Pursuant to the provisions of section 59-601, A.C.A. 1939 (now A.R.S., sections 18-201 to 18-205, inclusive), proceedings were instituted before the board of supervisors of Pima county to establish Grant road. Nick Cappony and his wife, appellees herein and plaintiffs below, owned property a portion of which was proposed to be taken in the establishment of the road. As provided for in the foregoing statute appraisers were appointed and thereafter rendered their report to the effect that the plaintiffs would be damaged in the sum $1,250 for moving certain improvements but contained no estimation of the value of the property taken. Thereafter the board adopted a resolution awarding plaintiffs the $1,250 "for property taken and payment for damages". The resolution also provided for the establishment of the road which included a ten-foot strip off plaintiffs' property. Plaintiffs had due notice of the proceedings before the board and appeared therein but did not accept the $1,250. Thereafter plaintiffs instituted this action seeking just compensation. Trial resulted in a verdict and judgment in the sum of $2,050 as compensation for the property taken and $3,000 severance damages. The county appeals and presents one specification of error which is:

"The court erred in granting judgment for plaintiffs and refusing to grant defendants' motion for judgment non obstante veredicto, for the reason that the plaintiffs had already been awarded compensation in road proceedings 765, and plaintiffs' failure to appeal from such proceedings within the time required by law, made further proceedings before the superior court improper and erroneous."

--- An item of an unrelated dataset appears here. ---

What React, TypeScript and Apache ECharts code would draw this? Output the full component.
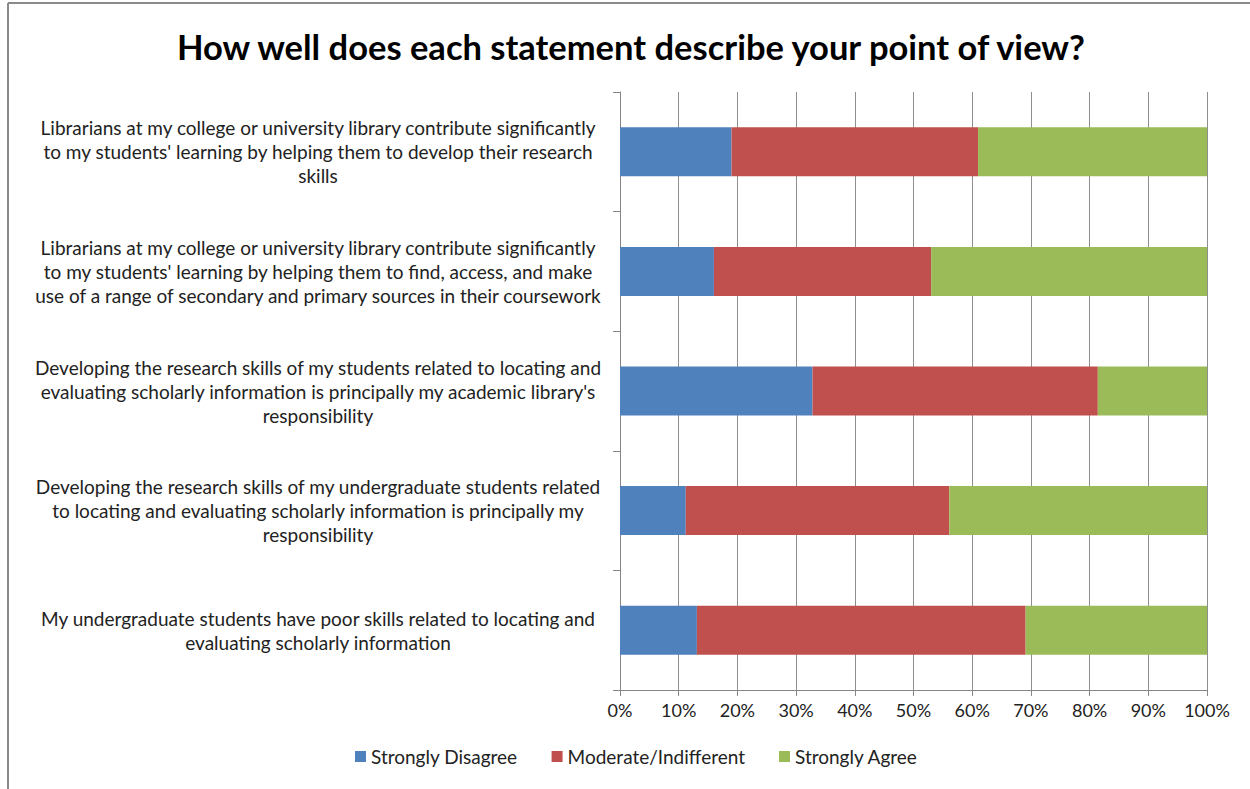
import React, { useEffect, useRef } from "react";
import * as echarts from "echarts";

const categories: string[] = [
  "Librarians at my college or university library contribute significantly\nto my students' learning by helping them to develop their research\nskills",
  "Librarians at my college or university library contribute significantly\nto my students' learning by helping them to find, access, and make\nuse of a range of secondary and primary sources in their coursework",
  "Developing the research skills of my students related to locating and\nevaluating scholarly information is principally my academic library's\nresponsibility",
  "Developing the research skills of my undergraduate students related\nto locating and evaluating scholarly information is principally my\nresponsibility",
  "My undergraduate students have poor skills related to locating and\nevaluating scholarly information",
];

const stronglyDisagree: number[] = [19, 16, 32.8, 11.2, 13.1];
const moderateIndifferent: number[] = [42, 37, 48.6, 44.9, 56];
const stronglyAgree: number[] = [39, 47, 18.6, 43.9, 30.9];

const seriesNames: string[] = ["Strongly Disagree", "Moderate/Indifferent", "Strongly Agree"];
const seriesColors: string[] = ["#4F81BD", "#C0504D", "#9BBB59"];

const FONT = "Lato";

export default function App() {
  const ref = useRef<HTMLDivElement>(null);
  useEffect(() => {
    if (!ref.current) return;
    const chart = echarts.init(ref.current, null, { renderer: "svg" });
    const values = [stronglyDisagree, moderateIndifferent, stronglyAgree];
    chart.setOption({
      animation: false,
      backgroundColor: "#ffffff",
      textStyle: { fontFamily: FONT },
      title: {
        text: "How well does each statement describe your point of view?",
        left: 172,
        top: 24,
        textStyle: { fontFamily: FONT, fontSize: 34.5, fontWeight: "bold", color: "#000" },
      },
      graphic: [
        { type: "line", shape: { x1: 8, y1: 3, x2: 1250, y2: 3 }, style: { stroke: "#8a8a8a", lineWidth: 2 } },
        { type: "line", shape: { x1: 8, y1: 3, x2: 8, y2: 789 }, style: { stroke: "#8a8a8a", lineWidth: 2 } },
      ],
      legend: {
        bottom: 18,
        left: 350,
        itemWidth: 11,
        itemHeight: 11,
        itemGap: 34,
        icon: "rect",
        textStyle: { fontFamily: FONT, fontSize: 19, color: "#222" },
        data: seriesNames,
      },
      grid: { left: 620, right: 43, top: 92, bottom: 99 },
      xAxis: {
        type: "value",
        min: 0,
        max: 100,
        interval: 10,
        axisLine: { show: true, lineStyle: { color: "#868686" } },
        axisTick: { show: true, length: 6, lineStyle: { color: "#868686" } },
        splitLine: { show: true, lineStyle: { color: "#8e8e8e" } },
        axisLabel: {
          formatter: "{value}%",
          fontFamily: FONT,
          fontSize: 18,
          color: "#222",
          margin: 11,
        },
      },
      yAxis: {
        type: "category",
        inverse: true,
        data: categories,
        axisLine: { show: true, lineStyle: { color: "#868686" } },
        axisTick: { show: true, length: 7, lineStyle: { color: "#868686" } },
        axisLabel: {
          align: "center",
          margin: 302,
          fontFamily: FONT,
          fontSize: 19,
          lineHeight: 24,
          color: "#222",
        },
      },
      series: seriesNames.map((name, i) => ({
        name,
        type: "bar",
        stack: "total",
        barWidth: "41%",
        itemStyle: { color: seriesColors[i] },
        data: values[i],
      })),
    });
    return () => chart.dispose();
  }, []);
  return (
    <div
      ref={ref}
      style={{ position: "fixed", left: 0, top: 0, width: 1250, height: 789 }}
    />
  );
}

The legal question presented is whether plaintiffs are bound by the action of the board of supervisors in awarding them $1,250 in that they did not avail themselves of the provisions of section 59-601, supra, and appeal the award to the superior court. Since this case was tried, the question has been answered adversely to the contentions *350 of the county in our recent case of McCune v. City of Phoenix, 83 Ariz. 98, 317 P.2d 537, 541. Therein we said:

"Arizona Constitution, article 2, section 17, A.R.S., tells us what an owner's rights are when private property is to be taken or damaged for public use. It prescribes that he shall have just compensation and the same `shall be ascertained by a jury' (unless waived) as in other civil cases `in courts of record, in the manner prescribed by law.' In harmony with this constitutional mandate, section 27-909, A.C.A. 1939 (now A.R.S. section 12-1116) requires that all proceedings for condemnation must be brought in the superior court in the same manner as other civil actions. It is our view that the legislature cannot legally give the board of supervisors the power to condemn private property for public use, to assess the compensation to be paid the owner, to require him to give bond and appeal and to try the matter so appealed on some record made before the board of supervisors even though he might submit additional evidence. This is not ascertaining compensation and damages as in other civil cases in courts of record. To the extent that section 59-601 purports to empower the board to assess compensation or damages it offends the Arizona constitution, article 2, section 17, and cannot be given validity."

We held, however, in that case that section 59-601 was only unconstitutional to the extent that it attempted to empower the board to award compensation and damages and that the resolution when adopted and recorded would establish the highway as therein delineated.

Judgment affirmed.

UDALL, C.J., and PHELPS, STRUCKMEYER and JOHNSON, JJ., concur.